Check out the marketing video for One Dalton Place and their focus on providing international clientele a “service rich environment.”
As I write in the Globe:
“The bottom 24 floors of One Dalton will be a 215-room Four Seasons hotel. Rising from the 25th floor will be 160 luxury condominiums, with an average cost per unit of $6 million. The penthouse will go on the market for a Boston record-breaking $40 million.
“The future inhabitants of One Dalton will, Boston Magazine gushes, “enjoy a slew of ultra-luxe building amenities, too. The golf simulation room may come in handy on rainy days, not to mention the private theater, salon, health club, and spa.”
“One Dalton is only the latest “swanktuary” constructed over the last decade. It joins Millennium Place and Millennium Tower, the two Ritz Carlton residences on Avery Street, and Twenty-Two Liberty place, together adding over 1,100 units of housing for the global 1 percent.These buildings offer unprecedented luxury and we would be smart to tax them as such, with a high-end real estate transfer tax that could be used to help Boston deal with the economic inequality that’s made their construction possible in the first place.”
These buildings are not homes, but wealth storage units. And such elegant piggy banks are being constructed across the planet –in major US cities and global wealth hubs like London, Hong Kong, Dubai, and Singapore.
They’re part of a global hidden wealth infrastructure, a mechanism to hide wealth and mask ownership to avoid taxation, legalities, and oversight.
A high percentage of these housing units will sit empty or rarely occupied. In the Millennium Tower, for example, only 25 percent of units claim Boston’s residential property exemption, declaring the property their principal residence.
A glance at the Boston Assessor’s report for Millennium Tower reveals an ample number of global surnames and shell corporations masking the actual owners — perhaps absentee investors from Wall Street, Russia, or China. The property-owning entity may be incorporated in Bermuda, controlled by a trust registered in Panama, and funded from a Cayman Islands bank account.
But the fixed asset is now in your downtown or residential neighborhood.
Projects like these don’t just drive up land and housing costs, fueling the displacement of less wealthy inhabitants.
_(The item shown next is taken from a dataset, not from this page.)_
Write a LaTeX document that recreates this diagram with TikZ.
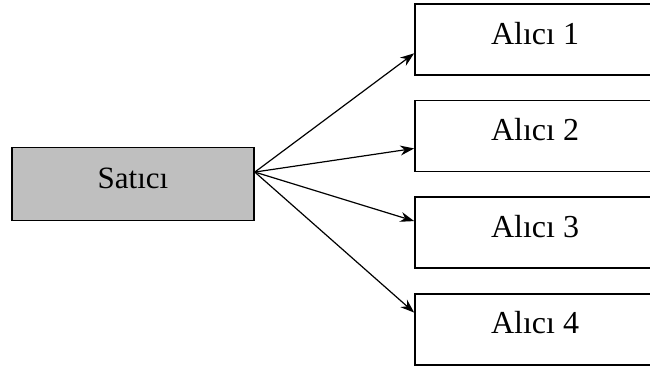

They also suck up vast amounts of actual fuel.
I also write that we should tax high-end real estate transfers and vacant homes and apartments and direct funds to permanent affordable housing.
In 2016, San Francisco voters approved a high-end real estate transfer tax on residential and commercial properties sold for over $5 million. It’s expected to generate $44 million a year, which will fund free community college tuition for city residents.
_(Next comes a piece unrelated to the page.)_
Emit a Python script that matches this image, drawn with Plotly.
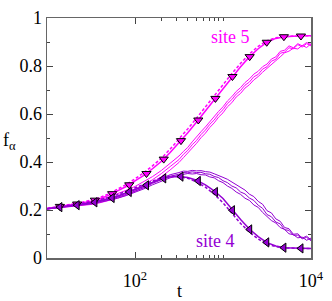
import math
import plotly.graph_objects as go

MAG = "#FF00FF"
PUR = "#9400D3"

# ---- data ----
t_theory = [10, 12.6, 15.8, 20, 25.1, 31.6, 39.8, 50.1, 63.1, 79.4, 100, 126, 158, 200, 251,
            316, 398, 501, 631, 794, 1000, 1259, 1585, 1995, 2512, 3162, 3981, 5012, 6310, 7943, 10000]

site5_solid = [.206, .211, .217, .222, .229, .237, .247, .261, .278, .298, .321, .344, .372, .403, .440,
               .480, .522, .567, .613, .659, .705, .752, .797, .838, .872, .899, .915, .922, .925, .926, .926]
site5_dashed = [.206, .212, .218, .224, .232, .241, .252, .267, .285, .306, .330, .355, .384, .416, .454,
                .495, .538, .583, .630, .676, .722, .768, .811, .850, .882, .905, .918, .923, .925, .926, .926]
site4_solid = [.205, .209, .214, .219, .224, .230, .237, .246, .257, .270, .284, .299, .315, .329, .338,
               .340, .335, .324, .305, .280, .248, .203, .160, .121, .089, .064, .050, .043, .041, .040, .040]
site4_dashed = [.205, .210, .215, .221, .228, .234, .242, .252, .264, .278, .293, .308, .323, .335, .341,
                .340, .332, .317, .295, .266, .230, .185, .144, .108, .079, .058, .047, .042, .040, .040, .040]

t_marks = [14, 22, 35, 55, 86, 135, 212, 333, 524, 820, 1280, 2010, 3140, 4920, 7690]
site5_marks = [.215, .225, .241, .268, .305, .352, .412, .489, .575, .665, .756, .839, .899, .922, .925]
site4_marks = [.212, .220, .232, .250, .275, .303, .332, .339, .321, .275, .199, .119, .065, .043, .040]

t_sim = [10, 12.6, 15.8, 20, 25.1, 31.6, 39.8, 50.1, 63.1, 79.4, 100, 126, 158, 200, 251,
         316, 355, 398, 447, 501, 562, 631, 708, 794, 891, 1000, 1122, 1259, 1413, 1585, 1778,
         1995, 2239, 2512, 2818, 3162, 3548, 3981, 4467, 5012, 5623, 6310, 7079, 7943, 8913, 10000]

site5_simA = [.206, .210, .215, .220, .226, .233, .242, .254, .267, .282, .298, .317, .339, .365, .393,
              .425, .444, .461, .484, .503, .526, .546, .569, .588, .611, .630, .654, .672, .694, .710, .731,
              .746, .766, .778, .797, .808, .829, .838, .861, .866, .884, .876, .893, .884, .898, .889]
site5_simB = [.205, .209, .213, .217, .222, .228, .236, .246, .258, .272, .287, .305, .326, .352, .381,
              .410, .432, .449, .472, .490, .514, .533, .557, .575, .600, .618, .643, .660, .683, .698, .720,
              .733, .755, .765, .787, .797, .820, .828, .853, .858, .876, .872, .889, .879, .893, .884]
site5_simC = [.204, .208, .211, .214, .218, .223, .230, .238, .249, .262, .276, .293, .314, .339, .367,
              .398, .418, .437, .458, .478, .501, .520, .544, .563, .587, .605, .630, .647, .671, .686, .708,
              .722, .742, .756, .774, .789, .806, .822, .838, .855, .862, .874, .871, .886, .877, .893]

site4_simA = [.206, .210, .214, .219, .224, .231, .238, .247, .257, .270, .283, .299, .316, .332, .347,
              .356, .362, .361, .365, .363, .364, .360, .358, .351, .345, .336, .328, .316, .306, .292, .283,
              .266, .256, .236, .224, .197, .188, .163, .153, .127, .122, .099, .101, .083, .091, .076]
site4_simB = [.205, .209, .213, .217, .222, .228, .235, .243, .253, .265, .278, .293, .311, .326, .341,
              .349, .356, .355, .359, .356, .357, .351, .349, .340, .335, .322, .314, .300, .292, .275, .267,
              .250, .240, .220, .207, .181, .172, .150, .142, .118, .115, .095, .095, .080, .086, .072]
site4_simC = [.204, .208, .212, .215, .220, .225, .232, .240, .249, .260, .273, .288, .305, .321, .334,
              .345, .348, .352, .350, .352, .347, .346, .338, .334, .322, .314, .300, .290, .275, .265, .249,
              .240, .221, .211, .190, .175, .156, .146, .127, .119, .101, .097, .084, .087, .074, .083]

y_ticks = [0, 0.2, 0.4, 0.6, 0.8, 1]
y_ticklabels = ["0", "0.2", "0.4", "0.6", "0.8", "1"]
x_ticks = [100, 10000]
x_ticklabels = ["10<sup>2</sup>", "10<sup>4</sup>"]
x_minor = [200, 300, 400, 500, 600, 700, 800, 900, 1000]

label5_t, label5_f = 1228, 0.92
label4_t, label4_f = 826, 0.072

fig = go.Figure()

for ys in (site5_simA, site5_simB, site5_simC):
    fig.add_trace(go.Scatter(x=t_sim, y=ys, mode="lines", line=dict(color=MAG, width=1)))
for ys in (site4_simA, site4_simB, site4_simC):
    fig.add_trace(go.Scatter(x=t_sim, y=ys, mode="lines", line=dict(color=PUR, width=1)))

fig.add_trace(go.Scatter(x=t_theory, y=site5_dashed, mode="lines",
                         line=dict(color=MAG, width=1.5, dash="3px,2px")))
fig.add_trace(go.Scatter(x=t_theory, y=site5_solid, mode="lines", line=dict(color=MAG, width=1.5)))
fig.add_trace(go.Scatter(x=t_theory, y=site4_dashed, mode="lines",
                         line=dict(color=PUR, width=1.5, dash="3px,2px")))
fig.add_trace(go.Scatter(x=t_theory, y=site4_solid, mode="lines", line=dict(color=PUR, width=1.5)))

fig.add_trace(go.Scatter(x=t_marks, y=site5_marks, mode="markers",
                         marker=dict(symbol="triangle-down", size=8, color=MAG,
                                     line=dict(color="black", width=1))))
fig.add_trace(go.Scatter(x=t_marks, y=site4_marks, mode="markers",
                         marker=dict(symbol="triangle-left", size=8, color=PUR,
                                     line=dict(color="black", width=1))))

serif = "Liberation Serif"
fig.update_layout(
    width=332, height=301,
    margin=dict(l=47, r=15, t=8, b=43),
    paper_bgcolor="white", plot_bgcolor="white",
    showlegend=False, hovermode=False,
    font=dict(family=serif, size=18, color="black"),
    xaxis=dict(type="log", range=[1, 4], showgrid=False, zeroline=False,
               showline=True, linecolor="#666", linewidth=1.5, mirror="ticks",
               ticks="inside", ticklen=6, tickcolor="#444", tickwidth=1,
               tickmode="array", tickvals=x_ticks, ticktext=x_ticklabels,
               ticklabeloverflow="allow", ticklabelstandoff=6,
               tickfont=dict(family=serif, size=18, color="black"),
               minor=dict(tickmode="array", tickvals=x_minor, ticks="inside",
                          ticklen=3, tickcolor="#444", showgrid=False)),
    yaxis=dict(range=[0, 1], showgrid=False, zeroline=False,
               showline=True, linecolor="#666", linewidth=1.5, mirror="ticks",
               ticks="inside", ticklen=6, tickcolor="#444", tickwidth=1,
               tickmode="array", tickvals=y_ticks, ticktext=y_ticklabels,
               ticklabeloverflow="allow",
               tickfont=dict(family=serif, size=18, color="black"),
               minor=dict(dtick=0.1, ticks="inside", ticklen=3, tickcolor="#444", showgrid=False)),
)

# annotations on a log axis take log10 coordinates
fig.add_annotation(x=math.log10(label5_t), y=label5_f, xref="x", yref="y", text="site 5",
                   showarrow=False, font=dict(family=serif, size=18, color=MAG))
fig.add_annotation(x=math.log10(label4_t), y=label4_f, xref="x", yref="y", text="site 4",
                   showarrow=False, font=dict(family=serif, size=18, color=PUR))
fig.add_annotation(x=(182 - 47) / 270, y=(258 - 292) / 250, xref="paper", yref="paper",
                   xanchor="center", yanchor="middle",
                   text="t", showarrow=False, font=dict(family=serif, size=18))
fig.add_annotation(x=(9 - 47) / 270, y=(258 - 137) / 250, xref="paper", yref="paper",
                   xanchor="center", yanchor="middle",
                   text="f<sub>α</sub>", showarrow=False, font=dict(family=serif, size=18))

fig.write_html("out.html", config={"displayModeBar": False, "staticPlot": True},
               post_script="document.body.style.margin='0';document.body.style.overflow='hidden';")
In New York City, Mayor Bill DeBlasio has proposed a “mansion tax” on properties over $2.5 million.
We should move in tandem with other coastal coast cities to enact similar legislation, forming compacts to defend our communities from rapacious global capital.
We should take a cue from Vancouver, which has increased taxes on unoccupied properties, and from British Columbia, which has just levied a tax on absentee owners in response to non-resident Chinese investors treating Vancouver-area real estate as offshore piggy banks.
Boston should harvest these taxes and direct them to our linkage fund, with the goal of expanding the stock of permanently affordable housing — in the form of public housing, nonprofit-owned rental housing, limited equity cooperatives, and homeownership on community land trusts.
Boston is for everyone who lives here, including new neighbors from around the world. But the priority for city policy should be protecting the non-wealthy majority. We should capture a portion of this global wealth and deploy it to protect the city we love.